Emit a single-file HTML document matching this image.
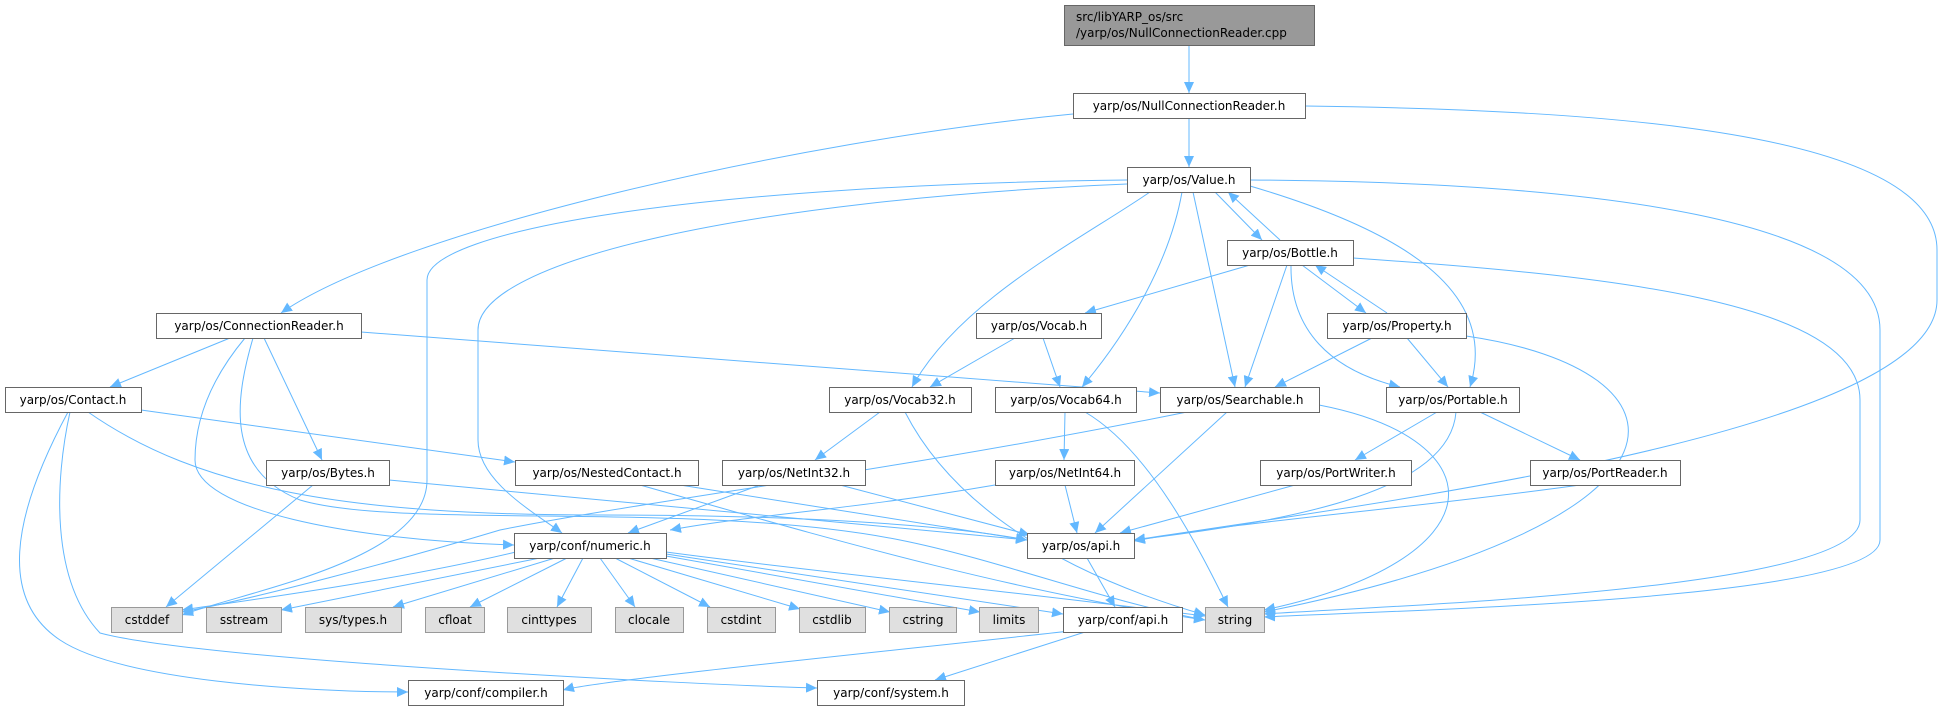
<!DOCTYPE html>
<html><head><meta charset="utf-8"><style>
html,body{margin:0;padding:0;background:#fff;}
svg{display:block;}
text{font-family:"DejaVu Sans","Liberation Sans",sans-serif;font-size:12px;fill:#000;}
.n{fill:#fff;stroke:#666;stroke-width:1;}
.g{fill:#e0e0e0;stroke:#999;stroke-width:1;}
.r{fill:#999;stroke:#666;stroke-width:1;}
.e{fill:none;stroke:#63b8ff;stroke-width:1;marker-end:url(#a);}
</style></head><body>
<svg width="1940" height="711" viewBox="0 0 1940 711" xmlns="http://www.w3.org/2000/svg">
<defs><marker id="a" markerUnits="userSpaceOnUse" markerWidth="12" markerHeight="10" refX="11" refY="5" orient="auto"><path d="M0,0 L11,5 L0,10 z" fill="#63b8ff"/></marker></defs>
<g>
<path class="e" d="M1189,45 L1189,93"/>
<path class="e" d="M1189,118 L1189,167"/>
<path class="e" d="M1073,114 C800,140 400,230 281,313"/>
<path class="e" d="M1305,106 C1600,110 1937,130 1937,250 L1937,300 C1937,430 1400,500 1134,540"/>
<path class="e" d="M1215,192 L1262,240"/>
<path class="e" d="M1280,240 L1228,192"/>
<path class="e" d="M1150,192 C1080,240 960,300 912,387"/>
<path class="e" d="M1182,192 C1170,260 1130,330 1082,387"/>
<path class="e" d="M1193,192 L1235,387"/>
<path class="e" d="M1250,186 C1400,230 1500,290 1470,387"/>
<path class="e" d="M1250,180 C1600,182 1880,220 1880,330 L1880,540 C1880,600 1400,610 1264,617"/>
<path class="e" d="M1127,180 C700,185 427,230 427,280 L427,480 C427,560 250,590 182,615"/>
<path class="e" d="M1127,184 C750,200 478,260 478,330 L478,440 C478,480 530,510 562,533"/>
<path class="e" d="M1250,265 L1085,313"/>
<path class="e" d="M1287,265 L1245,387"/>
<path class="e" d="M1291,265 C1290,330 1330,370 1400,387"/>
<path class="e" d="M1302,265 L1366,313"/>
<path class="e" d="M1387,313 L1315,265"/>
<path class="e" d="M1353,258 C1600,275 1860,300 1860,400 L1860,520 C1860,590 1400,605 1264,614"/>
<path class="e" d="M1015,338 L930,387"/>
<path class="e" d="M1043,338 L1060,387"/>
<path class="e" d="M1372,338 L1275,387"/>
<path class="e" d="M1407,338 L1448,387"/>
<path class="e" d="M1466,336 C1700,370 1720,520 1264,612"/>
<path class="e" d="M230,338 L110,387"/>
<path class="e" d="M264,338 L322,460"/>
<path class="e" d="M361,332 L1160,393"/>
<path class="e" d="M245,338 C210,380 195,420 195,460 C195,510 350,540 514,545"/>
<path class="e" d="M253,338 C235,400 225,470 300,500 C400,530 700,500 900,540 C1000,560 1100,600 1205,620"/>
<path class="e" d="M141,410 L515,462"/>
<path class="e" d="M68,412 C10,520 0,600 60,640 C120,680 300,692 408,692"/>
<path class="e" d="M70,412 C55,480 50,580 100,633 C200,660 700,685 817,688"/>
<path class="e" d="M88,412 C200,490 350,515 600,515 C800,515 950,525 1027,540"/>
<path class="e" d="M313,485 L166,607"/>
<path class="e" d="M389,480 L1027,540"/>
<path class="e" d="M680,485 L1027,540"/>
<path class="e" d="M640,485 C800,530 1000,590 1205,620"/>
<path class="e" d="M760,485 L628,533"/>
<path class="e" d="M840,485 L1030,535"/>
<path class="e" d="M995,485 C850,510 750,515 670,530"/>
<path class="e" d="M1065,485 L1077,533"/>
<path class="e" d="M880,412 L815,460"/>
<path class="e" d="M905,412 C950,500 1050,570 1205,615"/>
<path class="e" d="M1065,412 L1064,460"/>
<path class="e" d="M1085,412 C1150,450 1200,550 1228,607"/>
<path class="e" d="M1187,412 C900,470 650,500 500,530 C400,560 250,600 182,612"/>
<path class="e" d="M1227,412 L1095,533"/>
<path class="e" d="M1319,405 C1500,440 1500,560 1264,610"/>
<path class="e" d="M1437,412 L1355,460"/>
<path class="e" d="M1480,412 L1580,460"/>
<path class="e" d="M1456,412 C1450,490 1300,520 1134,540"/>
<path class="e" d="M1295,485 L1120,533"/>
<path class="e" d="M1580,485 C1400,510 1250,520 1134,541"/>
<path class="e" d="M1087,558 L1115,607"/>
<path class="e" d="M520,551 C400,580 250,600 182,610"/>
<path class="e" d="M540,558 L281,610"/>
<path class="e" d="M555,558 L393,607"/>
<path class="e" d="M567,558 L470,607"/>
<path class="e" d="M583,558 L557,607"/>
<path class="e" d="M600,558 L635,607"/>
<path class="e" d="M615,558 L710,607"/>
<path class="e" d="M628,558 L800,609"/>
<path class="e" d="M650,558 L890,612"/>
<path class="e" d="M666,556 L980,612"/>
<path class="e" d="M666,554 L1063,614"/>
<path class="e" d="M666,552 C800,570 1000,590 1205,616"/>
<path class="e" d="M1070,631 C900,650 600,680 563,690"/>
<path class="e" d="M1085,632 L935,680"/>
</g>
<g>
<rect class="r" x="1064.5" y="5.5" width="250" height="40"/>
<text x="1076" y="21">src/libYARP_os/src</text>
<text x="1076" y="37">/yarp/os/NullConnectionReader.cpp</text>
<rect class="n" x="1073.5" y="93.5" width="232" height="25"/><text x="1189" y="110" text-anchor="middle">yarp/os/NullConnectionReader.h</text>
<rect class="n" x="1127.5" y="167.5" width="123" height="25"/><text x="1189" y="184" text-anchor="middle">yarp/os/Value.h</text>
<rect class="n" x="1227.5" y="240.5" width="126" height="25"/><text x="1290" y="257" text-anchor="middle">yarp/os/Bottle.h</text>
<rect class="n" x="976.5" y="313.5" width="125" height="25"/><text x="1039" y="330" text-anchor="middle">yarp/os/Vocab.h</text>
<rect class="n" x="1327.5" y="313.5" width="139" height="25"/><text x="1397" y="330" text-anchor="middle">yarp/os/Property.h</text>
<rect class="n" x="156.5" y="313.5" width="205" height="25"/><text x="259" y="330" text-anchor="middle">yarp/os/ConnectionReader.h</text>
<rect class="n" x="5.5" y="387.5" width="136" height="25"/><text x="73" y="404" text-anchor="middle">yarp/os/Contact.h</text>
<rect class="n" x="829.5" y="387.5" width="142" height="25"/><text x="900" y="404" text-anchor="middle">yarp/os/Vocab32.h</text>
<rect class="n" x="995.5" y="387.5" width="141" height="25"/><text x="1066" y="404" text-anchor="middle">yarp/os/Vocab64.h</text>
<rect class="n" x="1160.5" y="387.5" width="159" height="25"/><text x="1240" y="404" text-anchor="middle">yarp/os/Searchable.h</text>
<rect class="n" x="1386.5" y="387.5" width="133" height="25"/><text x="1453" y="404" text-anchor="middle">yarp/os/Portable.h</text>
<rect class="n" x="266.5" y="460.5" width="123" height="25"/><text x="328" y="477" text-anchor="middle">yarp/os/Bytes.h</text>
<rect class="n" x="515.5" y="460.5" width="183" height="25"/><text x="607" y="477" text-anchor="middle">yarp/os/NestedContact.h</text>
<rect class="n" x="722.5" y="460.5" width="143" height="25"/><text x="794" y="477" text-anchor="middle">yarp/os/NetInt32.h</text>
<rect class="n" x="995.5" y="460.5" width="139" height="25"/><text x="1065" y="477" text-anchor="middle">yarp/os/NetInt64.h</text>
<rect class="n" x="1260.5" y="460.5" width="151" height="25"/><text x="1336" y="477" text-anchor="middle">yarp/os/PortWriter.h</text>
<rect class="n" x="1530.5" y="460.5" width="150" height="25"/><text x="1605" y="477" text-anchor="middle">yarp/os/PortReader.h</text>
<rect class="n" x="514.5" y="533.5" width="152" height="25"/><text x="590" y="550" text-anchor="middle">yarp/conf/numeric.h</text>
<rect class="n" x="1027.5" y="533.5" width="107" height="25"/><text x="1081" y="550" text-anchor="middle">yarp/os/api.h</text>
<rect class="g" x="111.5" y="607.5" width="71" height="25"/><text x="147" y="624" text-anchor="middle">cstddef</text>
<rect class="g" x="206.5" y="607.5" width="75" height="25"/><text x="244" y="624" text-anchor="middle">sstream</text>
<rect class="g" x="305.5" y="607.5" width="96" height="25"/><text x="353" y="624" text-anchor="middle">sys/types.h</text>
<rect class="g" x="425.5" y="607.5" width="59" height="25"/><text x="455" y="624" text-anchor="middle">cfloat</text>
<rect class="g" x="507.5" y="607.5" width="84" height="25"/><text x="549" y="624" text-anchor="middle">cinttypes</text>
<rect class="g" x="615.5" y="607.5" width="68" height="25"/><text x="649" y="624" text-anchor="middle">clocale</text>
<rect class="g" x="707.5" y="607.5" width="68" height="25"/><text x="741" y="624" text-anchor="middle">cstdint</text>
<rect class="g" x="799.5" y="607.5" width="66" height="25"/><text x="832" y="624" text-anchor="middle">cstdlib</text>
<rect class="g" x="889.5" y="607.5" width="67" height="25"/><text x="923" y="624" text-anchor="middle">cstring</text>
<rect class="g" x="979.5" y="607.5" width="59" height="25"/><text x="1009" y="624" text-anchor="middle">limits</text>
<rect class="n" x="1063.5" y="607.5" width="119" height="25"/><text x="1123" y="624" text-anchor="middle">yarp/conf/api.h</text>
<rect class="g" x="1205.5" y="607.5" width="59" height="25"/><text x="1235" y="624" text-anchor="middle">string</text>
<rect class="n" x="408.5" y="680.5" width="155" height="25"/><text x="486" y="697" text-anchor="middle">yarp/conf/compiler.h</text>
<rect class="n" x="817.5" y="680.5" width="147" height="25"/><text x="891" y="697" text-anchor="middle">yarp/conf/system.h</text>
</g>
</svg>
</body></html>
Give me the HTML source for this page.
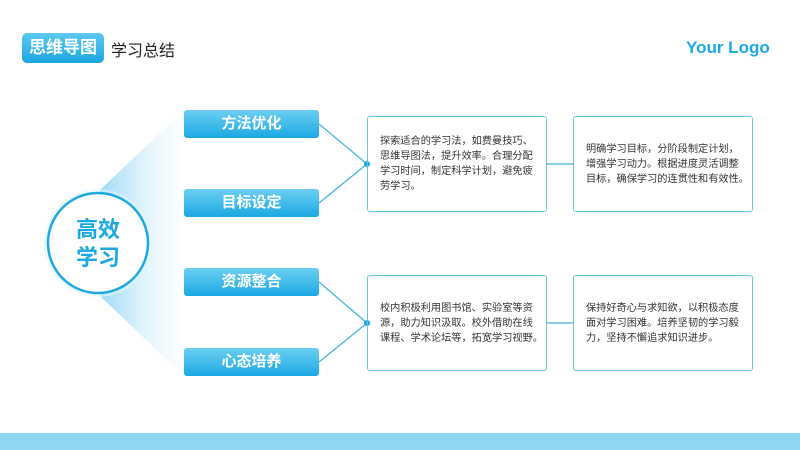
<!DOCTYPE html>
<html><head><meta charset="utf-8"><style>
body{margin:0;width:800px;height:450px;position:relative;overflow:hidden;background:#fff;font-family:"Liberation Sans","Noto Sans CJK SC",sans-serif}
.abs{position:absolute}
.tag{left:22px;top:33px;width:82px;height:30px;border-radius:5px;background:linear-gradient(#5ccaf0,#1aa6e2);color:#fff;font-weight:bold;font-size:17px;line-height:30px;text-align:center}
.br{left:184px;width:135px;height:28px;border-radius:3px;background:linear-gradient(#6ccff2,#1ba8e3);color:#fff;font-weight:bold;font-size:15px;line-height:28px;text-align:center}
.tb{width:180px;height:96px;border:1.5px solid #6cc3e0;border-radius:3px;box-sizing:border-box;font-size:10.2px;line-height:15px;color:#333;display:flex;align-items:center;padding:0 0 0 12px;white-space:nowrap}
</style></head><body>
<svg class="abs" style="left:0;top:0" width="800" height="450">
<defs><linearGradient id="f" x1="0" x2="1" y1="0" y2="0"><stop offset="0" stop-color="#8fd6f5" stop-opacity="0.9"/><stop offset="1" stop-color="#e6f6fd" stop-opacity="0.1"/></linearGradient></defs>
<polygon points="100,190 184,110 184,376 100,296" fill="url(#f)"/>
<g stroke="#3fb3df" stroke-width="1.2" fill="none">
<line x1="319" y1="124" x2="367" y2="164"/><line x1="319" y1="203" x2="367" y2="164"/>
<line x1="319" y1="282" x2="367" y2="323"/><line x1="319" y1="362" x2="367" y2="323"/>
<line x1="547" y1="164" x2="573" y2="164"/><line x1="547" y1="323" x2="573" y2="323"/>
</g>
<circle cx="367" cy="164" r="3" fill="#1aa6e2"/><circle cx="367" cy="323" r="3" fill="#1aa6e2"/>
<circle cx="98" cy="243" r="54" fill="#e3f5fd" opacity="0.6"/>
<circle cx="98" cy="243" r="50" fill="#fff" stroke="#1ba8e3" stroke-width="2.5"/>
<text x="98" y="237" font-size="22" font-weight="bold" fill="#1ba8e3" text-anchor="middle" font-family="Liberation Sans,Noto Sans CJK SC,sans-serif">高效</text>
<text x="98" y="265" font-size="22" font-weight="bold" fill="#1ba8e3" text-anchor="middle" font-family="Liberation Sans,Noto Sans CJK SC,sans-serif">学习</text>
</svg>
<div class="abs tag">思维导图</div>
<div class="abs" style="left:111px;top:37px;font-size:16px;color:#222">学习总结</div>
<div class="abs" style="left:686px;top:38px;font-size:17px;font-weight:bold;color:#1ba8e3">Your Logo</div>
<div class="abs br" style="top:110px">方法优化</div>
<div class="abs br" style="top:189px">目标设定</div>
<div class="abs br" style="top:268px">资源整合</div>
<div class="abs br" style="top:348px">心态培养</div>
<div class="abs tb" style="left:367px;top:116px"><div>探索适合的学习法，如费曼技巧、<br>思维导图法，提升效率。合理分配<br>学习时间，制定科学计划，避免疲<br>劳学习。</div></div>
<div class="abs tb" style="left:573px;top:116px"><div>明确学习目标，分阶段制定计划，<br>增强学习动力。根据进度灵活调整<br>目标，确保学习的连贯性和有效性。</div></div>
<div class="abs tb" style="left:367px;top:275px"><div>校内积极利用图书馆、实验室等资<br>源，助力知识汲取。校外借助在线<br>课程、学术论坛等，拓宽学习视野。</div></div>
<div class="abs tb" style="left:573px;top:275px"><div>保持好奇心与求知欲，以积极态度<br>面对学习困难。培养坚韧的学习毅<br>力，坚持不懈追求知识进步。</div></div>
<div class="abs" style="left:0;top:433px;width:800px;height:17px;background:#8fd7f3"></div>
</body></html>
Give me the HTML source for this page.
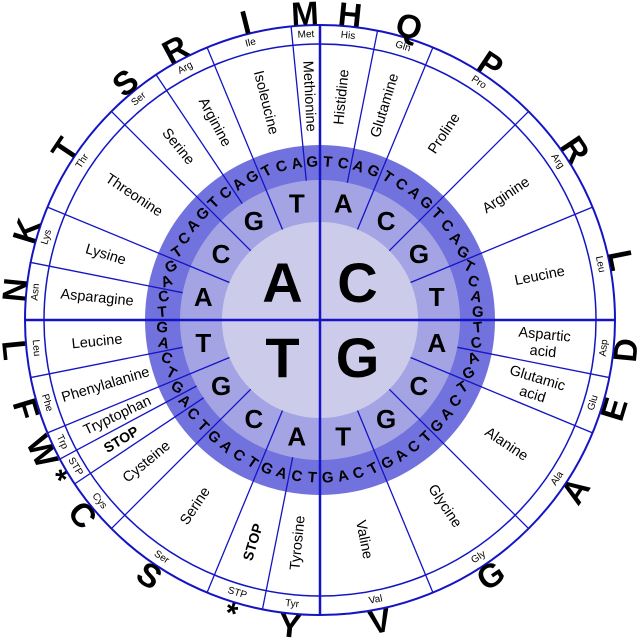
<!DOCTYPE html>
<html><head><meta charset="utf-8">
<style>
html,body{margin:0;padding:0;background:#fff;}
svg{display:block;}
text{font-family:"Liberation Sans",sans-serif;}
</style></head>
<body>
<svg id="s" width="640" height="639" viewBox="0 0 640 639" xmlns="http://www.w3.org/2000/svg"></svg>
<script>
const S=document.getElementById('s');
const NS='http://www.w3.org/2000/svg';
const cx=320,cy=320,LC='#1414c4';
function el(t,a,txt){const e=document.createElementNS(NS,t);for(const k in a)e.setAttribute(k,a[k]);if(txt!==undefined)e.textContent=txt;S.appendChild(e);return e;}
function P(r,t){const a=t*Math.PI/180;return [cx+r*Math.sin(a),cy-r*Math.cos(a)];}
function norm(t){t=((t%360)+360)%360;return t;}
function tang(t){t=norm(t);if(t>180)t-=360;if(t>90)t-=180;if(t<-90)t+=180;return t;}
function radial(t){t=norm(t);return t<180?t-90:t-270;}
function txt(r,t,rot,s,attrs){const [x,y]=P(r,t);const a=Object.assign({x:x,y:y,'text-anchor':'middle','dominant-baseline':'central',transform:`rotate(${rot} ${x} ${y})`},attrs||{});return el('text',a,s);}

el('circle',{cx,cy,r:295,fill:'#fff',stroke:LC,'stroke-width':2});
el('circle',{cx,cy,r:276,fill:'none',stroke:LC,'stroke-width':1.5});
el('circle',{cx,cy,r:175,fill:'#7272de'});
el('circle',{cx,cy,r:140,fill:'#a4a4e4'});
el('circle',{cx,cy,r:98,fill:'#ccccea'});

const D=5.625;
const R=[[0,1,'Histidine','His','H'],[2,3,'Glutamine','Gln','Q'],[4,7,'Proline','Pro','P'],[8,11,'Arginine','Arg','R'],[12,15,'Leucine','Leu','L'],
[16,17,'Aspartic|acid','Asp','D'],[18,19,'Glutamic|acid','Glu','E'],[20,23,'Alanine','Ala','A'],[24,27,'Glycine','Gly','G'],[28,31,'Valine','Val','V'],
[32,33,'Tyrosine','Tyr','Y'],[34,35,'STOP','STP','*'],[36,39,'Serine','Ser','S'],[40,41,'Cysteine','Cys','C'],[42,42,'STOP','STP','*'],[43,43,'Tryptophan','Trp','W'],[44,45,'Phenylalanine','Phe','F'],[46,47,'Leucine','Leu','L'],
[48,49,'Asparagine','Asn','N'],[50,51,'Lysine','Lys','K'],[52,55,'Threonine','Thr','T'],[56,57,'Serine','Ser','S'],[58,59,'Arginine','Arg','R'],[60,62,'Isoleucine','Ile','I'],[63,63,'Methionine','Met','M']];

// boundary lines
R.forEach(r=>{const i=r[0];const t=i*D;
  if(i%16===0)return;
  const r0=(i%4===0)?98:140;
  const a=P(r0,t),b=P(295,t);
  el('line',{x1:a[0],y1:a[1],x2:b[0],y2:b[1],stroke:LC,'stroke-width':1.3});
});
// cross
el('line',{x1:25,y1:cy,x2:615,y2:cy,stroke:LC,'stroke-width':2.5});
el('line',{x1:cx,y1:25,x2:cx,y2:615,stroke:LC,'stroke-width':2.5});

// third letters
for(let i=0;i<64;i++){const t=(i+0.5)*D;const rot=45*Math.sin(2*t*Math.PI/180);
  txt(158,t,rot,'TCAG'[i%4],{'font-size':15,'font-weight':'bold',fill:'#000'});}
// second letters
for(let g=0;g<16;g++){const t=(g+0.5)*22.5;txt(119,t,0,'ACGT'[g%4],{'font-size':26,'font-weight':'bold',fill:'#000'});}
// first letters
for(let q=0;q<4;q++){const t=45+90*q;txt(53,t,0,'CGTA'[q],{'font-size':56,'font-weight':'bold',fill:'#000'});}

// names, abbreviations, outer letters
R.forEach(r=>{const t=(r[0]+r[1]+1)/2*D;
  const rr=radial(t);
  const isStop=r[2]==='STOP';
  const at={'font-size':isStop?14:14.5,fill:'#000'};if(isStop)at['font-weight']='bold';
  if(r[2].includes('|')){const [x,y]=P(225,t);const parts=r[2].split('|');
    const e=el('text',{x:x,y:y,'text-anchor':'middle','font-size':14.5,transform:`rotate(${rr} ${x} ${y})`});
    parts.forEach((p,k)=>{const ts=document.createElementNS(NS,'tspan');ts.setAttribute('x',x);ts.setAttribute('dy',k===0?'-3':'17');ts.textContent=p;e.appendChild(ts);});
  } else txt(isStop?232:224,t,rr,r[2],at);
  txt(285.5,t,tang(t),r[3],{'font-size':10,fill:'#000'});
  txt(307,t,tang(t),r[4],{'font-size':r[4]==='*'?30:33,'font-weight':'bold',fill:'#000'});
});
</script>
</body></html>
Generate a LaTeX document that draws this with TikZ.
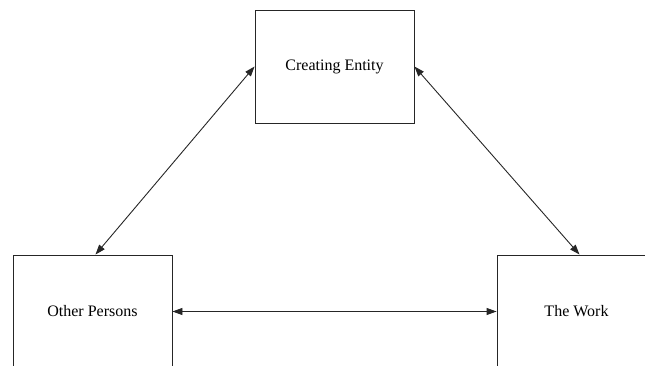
____
The task ->
Copy out every line from the material above in which the word "this" appears.

Final result ->
Emit a single-file HTML document matching this image.
Give me the HTML source for this page.
Give me the HTML source for this page.
Generate a LaTeX document that draws this with TikZ.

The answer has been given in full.